Dr. Jentery Sayers, Associate Professor of English and Cultural, Social, and Political Thought, University of Victoria
A Humanity+Technology/CoAD Lecture
Lawrence Technological University
March 25, 2021, 6-7:30 pm
Participate in this free, interactive event either via Zoom: or YouTube Livestream:
Abstract: How and to what effects is prototyping a mode of inquiry in humanities research and teaching? In this talk, I survey examples across labs and classrooms and then attend to one project in particular: "Remaking the Reading Optophone" at the University of Victoria (UVic). Dating back to the 1910s, reading optophones converted type into audible tones to give blind readers direct access to inkprint materials. Now considered to be "obsolete," they were foundational to the development of optical character recognition (OCR). With researcher Tiffany Chan, I prototyped past iterations of the reading optophone at UVic to study the labor of translation, which is frequently ignored by historians of media and technology. I conclude this talk by outlining what we learned from "prototyping the past" and how it directed our attention to the practice of worldbuilding.
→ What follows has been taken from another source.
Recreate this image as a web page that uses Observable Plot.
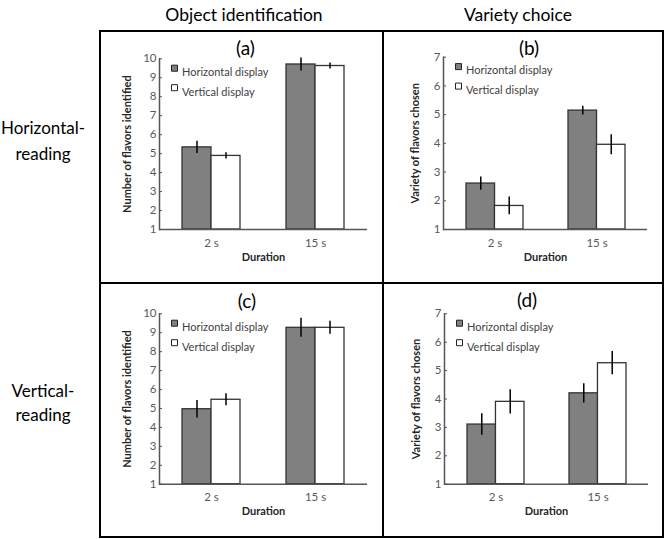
<!DOCTYPE html>
<html><head><meta charset="utf-8">
<script src="https://cdn.jsdelivr.net/npm/d3@7"></script>
<script src="https://cdn.jsdelivr.net/npm/@observablehq/plot@0.6"></script>
<style>
html,body{margin:0;padding:0;background:#fff;}
body{width:668px;height:539px;position:relative;overflow:hidden;font-family:Lato,"Open Sans",sans-serif;}
.ctr{position:absolute;transform:translate(-50%,-50%);white-space:nowrap;color:#000;}
.colt{font-size:17.5px;}
.rowt{font-size:17px;}
.pt{font-size:19px;}
.cell{position:absolute;}
.line{position:absolute;background:#000;}
</style></head><body>
<div id="root"></div>
<script>
// ---- data ----
const durations = ["2 s", "15 s"];
const displays = ["Horizontal display", "Vertical display"];
const columnTitles = ["Object identification", "Variety choice"];
const rowTitles = [["Horizontal-", "reading"], ["Vertical-", "reading"]];
const panelLabels = ["(a)", "(b)", "(c)", "(d)"];
const yLabelObject = "Number of flavors identified";
const yLabelVariety = "Variety of flavors chosen";
const xLabel = "Duration";
const ticksObject = [1, 2, 3, 4, 5, 6, 7, 8, 9, 10];
const ticksVariety = [1, 2, 3, 4, 5, 6, 7];
// order: [2 s Horizontal, 2 s Vertical, 15 s Horizontal, 15 s Vertical]
const meanA = [5.33, 4.88, 9.70, 9.62];
const errA  = [0.32, 0.16, 0.34, 0.16];
const meanB = [2.60, 1.82, 5.14, 3.95];
const errB  = [0.23, 0.31, 0.15, 0.35];
const meanC = [4.96, 5.46, 9.26, 9.26];
const errC  = [0.46, 0.32, 0.50, 0.34];
const meanD = [3.10, 3.90, 4.20, 5.26];
const errD  = [0.38, 0.43, 0.34, 0.41];

// ---- layout ----
const root = document.getElementById("root");
const panels = [
  {means: meanA, errs: errA, ticks: ticksObject, yLabel: yLabelObject, label: panelLabels[0],
   left: 100, top: 31, width: 283, height: 252, ml: 59, mr: 16, mt: 27.3, mb: 54, ydx: -32, tx: 245.5, ty: 47},
  {means: meanB, errs: errB, ticks: ticksVariety, yLabel: yLabelVariety, label: panelLabels[1],
   left: 383, top: 31, width: 280, height: 252, ml: 60, mr: 16, mt: 25.7, mb: 54, ydx: -28, tx: 529, ty: 46.7},
  {means: meanC, errs: errC, ticks: ticksObject, yLabel: yLabelObject, label: panelLabels[2],
   left: 100, top: 283, width: 283, height: 254, ml: 59, mr: 16, mt: 30.3, mb: 53.3, ydx: -32, tx: 247, ty: 300},
  {means: meanD, errs: errD, ticks: ticksVariety, yLabel: yLabelVariety, label: panelLabels[3],
   left: 383, top: 283, width: 280, height: 254, ml: 61, mr: 15, mt: 30.3, mb: 53.3, ydx: -28, tx: 527, ty: 299}
];

function makePanel(p) {
  const rows = [];
  durations.forEach((d, i) => displays.forEach((s, j) =>
    rows.push({duration: d, display: s, value: p.means[i * 2 + j], err: p.errs[i * 2 + j]})));
  const H = rows.filter(r => r.display === displays[0]);
  const V = rows.filter(r => r.display === displays[1]);
  const fw = p.width - p.ml - p.mr;
  const half = fw / 2 * 0.558 / 2;
  const y0 = p.ticks[0];
  const ax = "#595959";
  return Plot.plot({
    width: p.width, height: p.height,
    marginTop: p.mt, marginRight: p.mr, marginBottom: p.mb, marginLeft: p.ml,
    style: {fontFamily: "Lato, 'Open Sans', sans-serif", fontSize: "11.5px", color: ax, background: "none"},
    x: {type: "band", domain: durations, paddingInner: 0.442, paddingOuter: 0.221},
    y: {domain: [y0, p.ticks[p.ticks.length - 1]]},
    marks: [
      Plot.barY(H, {x: "duration", y1: y0, y2: "value", insetLeft: 0, insetRight: half,
        fill: "#808080", stroke: "#333", strokeWidth: 1.3}),
      Plot.barY(V, {x: "duration", y1: y0, y2: "value", insetLeft: half, insetRight: 0,
        fill: "#fff", stroke: "#333", strokeWidth: 1.3}),
      Plot.ruleX(H, {x: "duration", y1: d => d.value - d.err, y2: d => d.value + d.err,
        dx: -half / 2, stroke: "#000", strokeWidth: 1.5}),
      Plot.ruleX(V, {x: "duration", y1: d => d.value - d.err, y2: d => d.value + d.err,
        dx: half / 2, stroke: "#000", strokeWidth: 1.5}),
      Plot.ruleY([y0], {stroke: "#555", strokeWidth: 1.5}),
      Plot.frame({anchor: "left", stroke: "#555", strokeWidth: 1.5}),
      Plot.axisY({ticks: p.ticks, tickSize: -3, tickPadding: 6, label: null, tickFormat: d => String(d), stroke: "#555"}),
      Plot.axisX({tickSize: 0, tickPadding: 9, label: null}),
      Plot.text([p.yLabel], {frameAnchor: "left", textAnchor: "middle", rotate: -90, dx: p.ydx,
        fontWeight: "bold", fill: "#262626", fontSize: 11}),
      Plot.text([xLabel], {frameAnchor: "bottom", dy: 31, fontWeight: "bold", fill: "#262626", fontSize: 11}),
      Plot.dot([displays[0]], {frameAnchor: "top-left", dx: 15, dy: 9.4, symbol: "square", r: 3.4,
        fill: "#808080", stroke: "#222", strokeWidth: 1}),
      Plot.dot([displays[1]], {frameAnchor: "top-left", dx: 15, dy: 28.9, symbol: "square", r: 3.4,
        fill: "#fff", stroke: "#222", strokeWidth: 1}),
      Plot.text([displays[0]], {frameAnchor: "top-left", dx: 22.5, dy: 9.4, textAnchor: "start",
        fill: "#404040", fontSize: 11}),
      Plot.text([displays[1]], {frameAnchor: "top-left", dx: 22.5, dy: 28.9, textAnchor: "start",
        fill: "#404040", fontSize: 11})
    ]
  });
}

panels.forEach(p => {
  const div = document.createElement("div");
  div.className = "cell";
  div.style.left = p.left + "px";
  div.style.top = p.top + "px";
  div.appendChild(makePanel(p));
  root.appendChild(div);
  const t = document.createElement("div");
  t.className = "ctr pt";
  t.style.left = p.tx + "px";
  t.style.top = p.ty + "px";
  t.textContent = p.label;
  root.appendChild(t);
});

function addText(txt, x, y, cls) {
  const t = document.createElement("div");
  t.className = "ctr " + cls;
  t.style.left = x + "px";
  t.style.top = y + "px";
  t.textContent = txt;
  root.appendChild(t);
}
addText(columnTitles[0], 244, 14, "colt");
addText(columnTitles[1], 518, 14, "colt");
addText(rowTitles[0][0], 43, 127, "rowt");
addText(rowTitles[0][1], 43, 153, "rowt");
addText(rowTitles[1][0], 43, 390, "rowt");
addText(rowTitles[1][1], 43, 414, "rowt");

function addLine(x, y, w, h) {
  const l = document.createElement("div");
  l.className = "line";
  l.style.left = x + "px"; l.style.top = y + "px";
  l.style.width = w + "px"; l.style.height = h + "px";
  root.appendChild(l);
}
addLine(99, 30, 2, 508);
addLine(662, 30, 2, 508);
addLine(99, 30, 565, 2);
addLine(99, 536, 565, 2);
addLine(382, 30, 2, 508);
addLine(99, 282, 565, 2);
</script>
</body></html>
Speaker bio: Jentery Sayers (he / him / his) is Associate Professor of English and Cultural, Social, and Political Thought at the University of Victoria on the unceded territory of the Lekwungen peoples and the Songhees, Esquimalt, and W̱SÁNEĆ First Nations. He directs the Praxis Studio for Comparative Media Studies and is the editor of Making Things and Drawing Boundaries (University of Minnesota Press), The Routledge Companion to Media Studies and Digital Humanities (Routledge), and Digital Pedagogy in the Humanities (Modern Language Association, with co-editors, Davis, Gold, and Harris).